First step with tMap1 is to match the product from the transaction with the main table using the barre code 1. If match is found then that product goes into a temp table, otherwise it goes into tMap2 where I try matching with barre code 2. If that also fails the I try in tMap3 to match with brand, product reference, color and size.
While writing this reply I was trying out 2 solutions based on your article, see pictures attached. They both failed because they're loading once in the tHashOutputs and again in the tHashInputs, the memory usage keeps increasing during these loads and eventuall crashes before even trying to read the transaction table!
Employee

Re: Source loads as many times as tReplicate

Hi,
Here is my solution to your use case.
1st point : performance and memory : My solution is oriented to optimize performance and memory.
2nd point : You want to compare all rows from Staging_tbl_Temp_Mouvement with any potential rows from your product catalog.
In order to make sure, that we join all rows, I have added fake columns with value 1 in both input and lookup and join datas on this fake column.
Then, from this starting point I will compare datas in the column that might match.
3rd point : I guess that you will probably want to write the results of the 2 options to the same table at the end.
I'm using the join output feature in order to keep a single output with the same schema, but with different content.
Hope this helps.
Four Stars

Re: Source loads as many times as tReplicate

Hi, and happy new year !
Many thanks for this answer, I didn't know about the join output inside the tMap, it's a great feature.
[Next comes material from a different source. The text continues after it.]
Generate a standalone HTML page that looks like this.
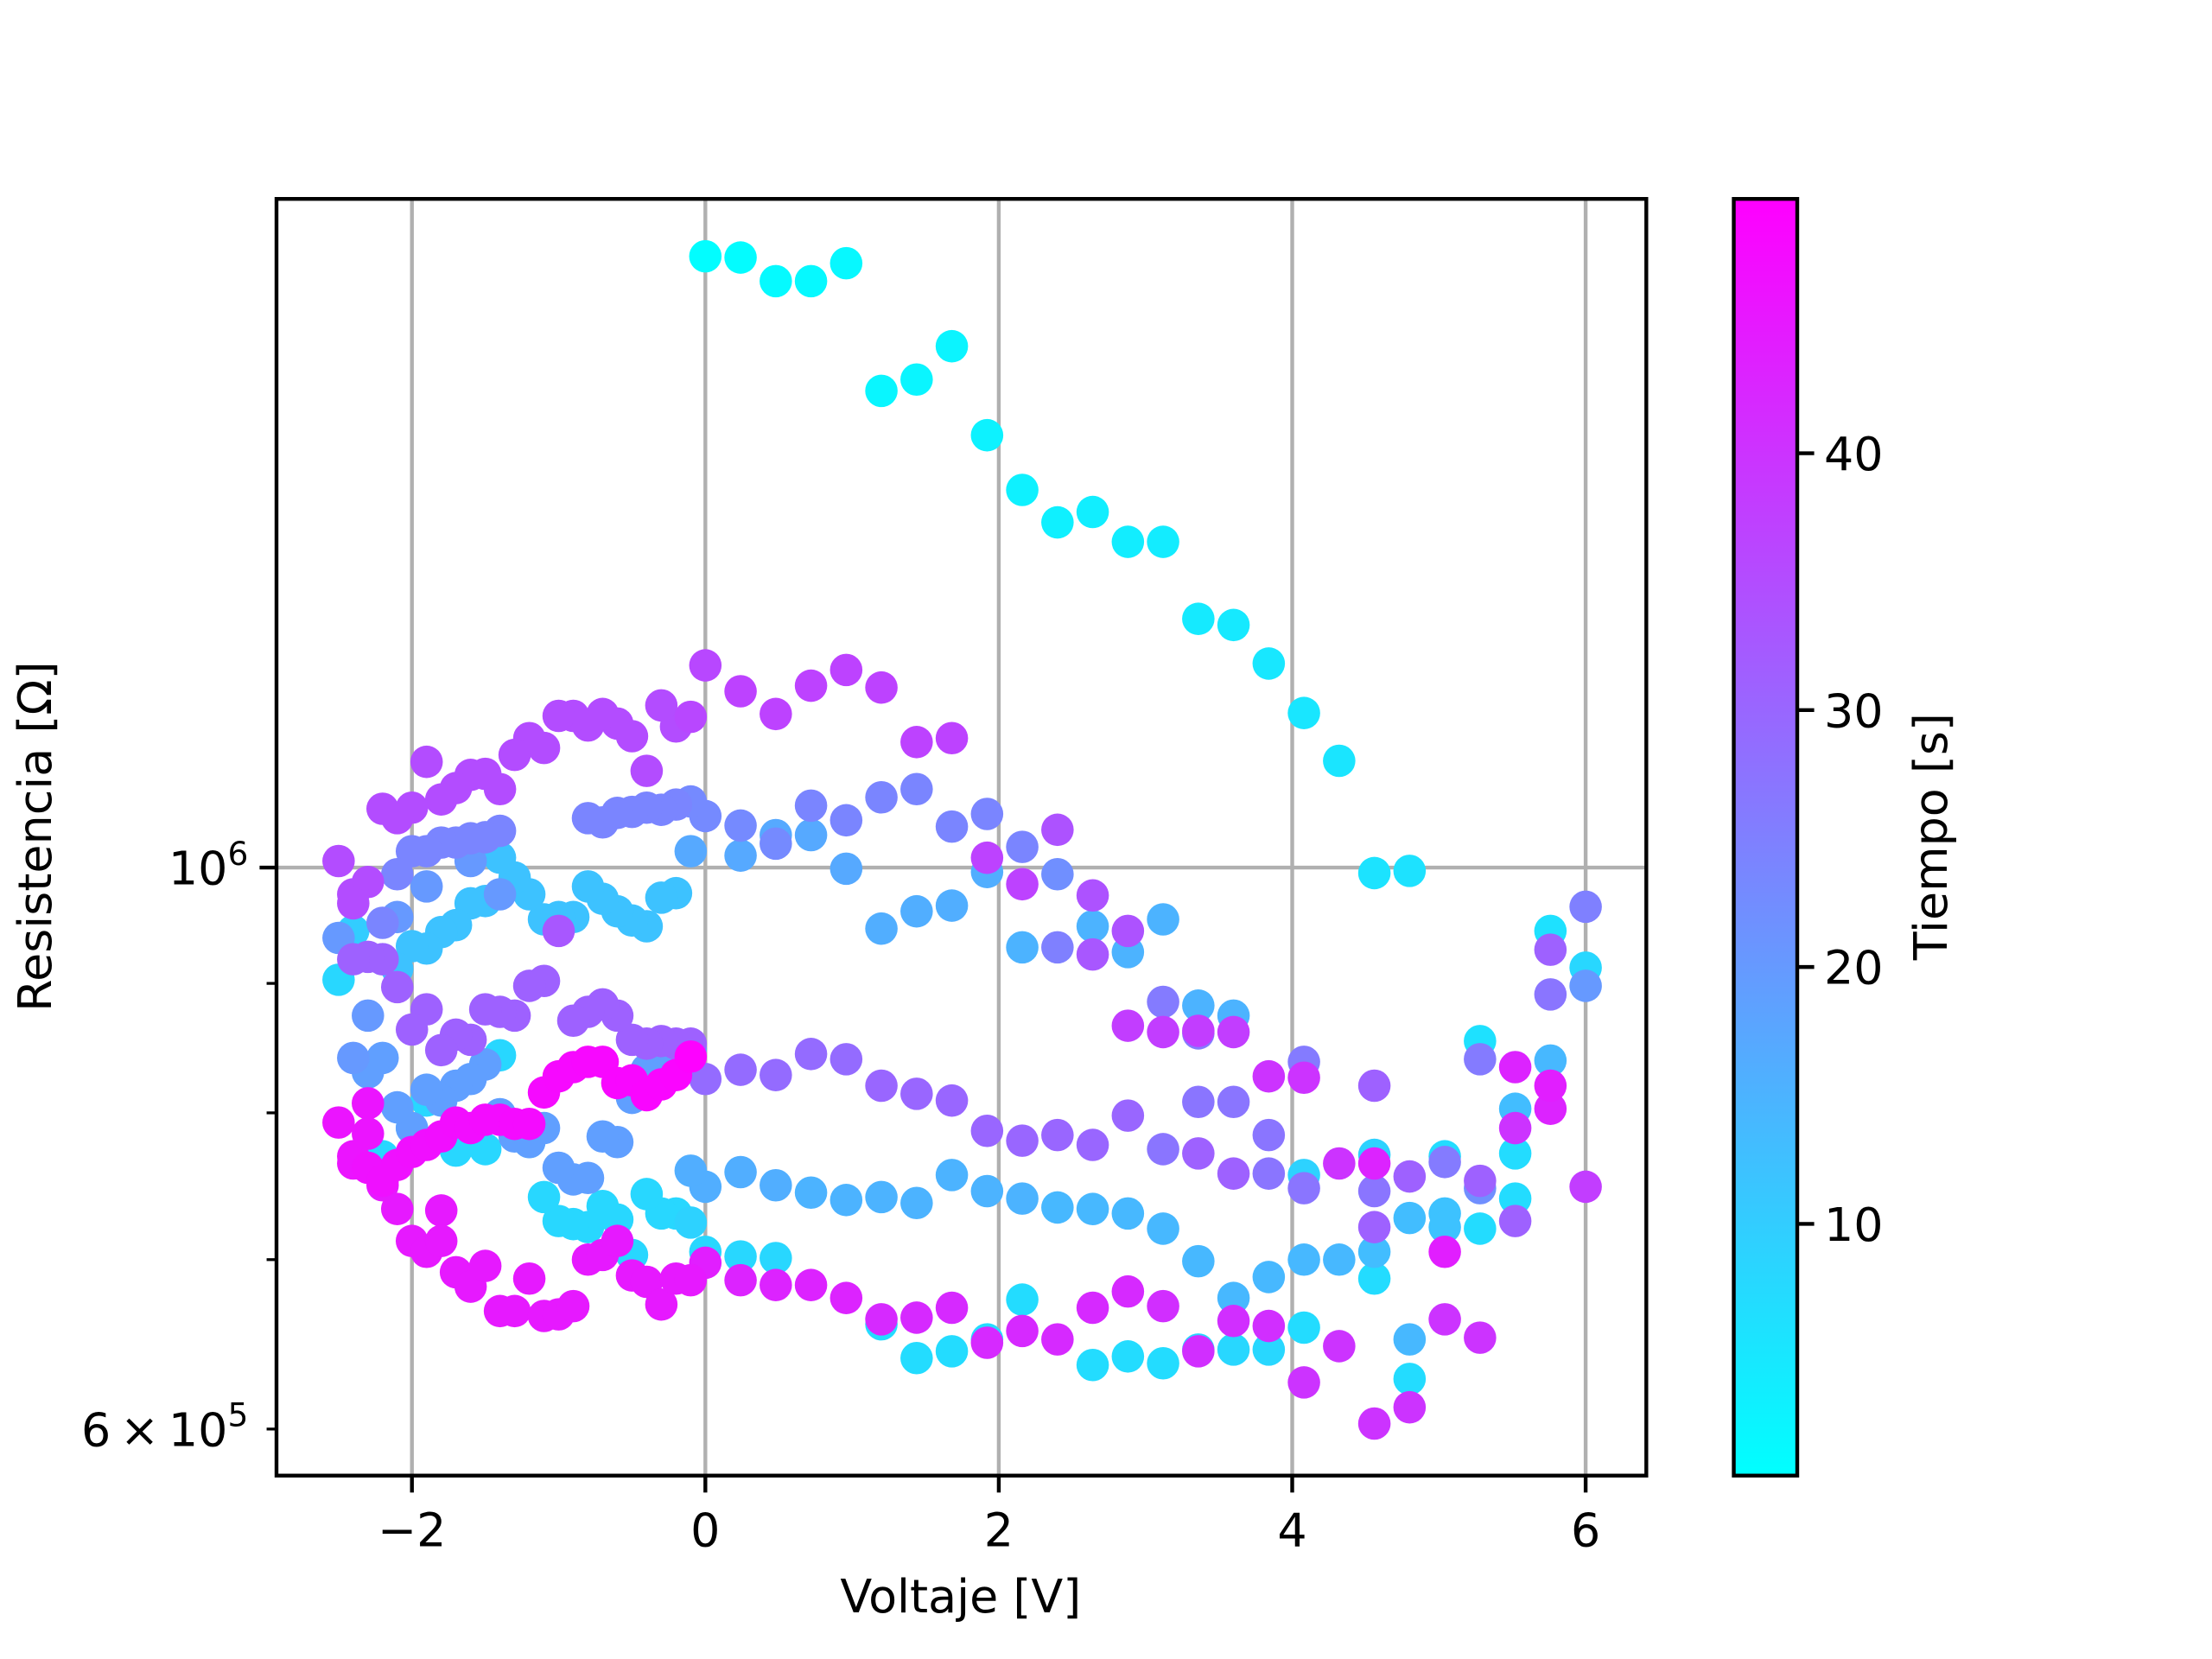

It makes the solution very simple in logic and design.
I've tried your suggestion and the only change I made is that I had to set the match model in the lookup to "All matches" in order to have all the desired results.
If I leave the match model to "unique match", only the first row from main is matched and the other are discarded.
I've first tried with some sample tables containing a dozens of rows only to validate the model and results.
The trouble of having set the match model to "All matches" is that it is doing a cross join and when I tried on the real database (7Millions in lookup x 300000 in main) , the performances are much worse than my original model.
My original model runs in about 15 min. The new one I stopped after 2h, it had only done 10%.
I attached some screen dumps in case I made something wrong.
In terms of memory, both model (original and new) end up using all what's available.
Any more advise appreciated ?
Thanks
Employee

Re: Source loads as many times as tReplicate

Match model doesn't impact memory or performance.
Are you still working with a tLogRow in output ?
This is far to be a performant component to print 7M*300 000 rows.
I would suggest to use a tFileOutputDelimited, or any other kind of component.
About memory, if your job consums too much memory for your system, you can check the "Store on disk option" in the tMap. But this option will necessarly have some impact on performances.
Kind Regards
Four Stars

Re: Source loads as many times as tReplicate

I've run the job this time in real conditions, taking the real tables as input and writing out into a copy of the table it would normally write into. You're right : removing the tlogRow did improve somewhat the perfomances. Still I had to stop the job after an hour, it had only treated 2000 rows from the main input out of 110800.
Having joined the tables on a fake columns is similar to doing a cross join and then filtering the results on the conditions placed in the tMaps outputs. I think this might be where the performance issue is. In my original model the filtering is made directly at the source, on the join between table. I hit a memory problem only because the biggest table is loaded 3 times in memory before the job can actually start.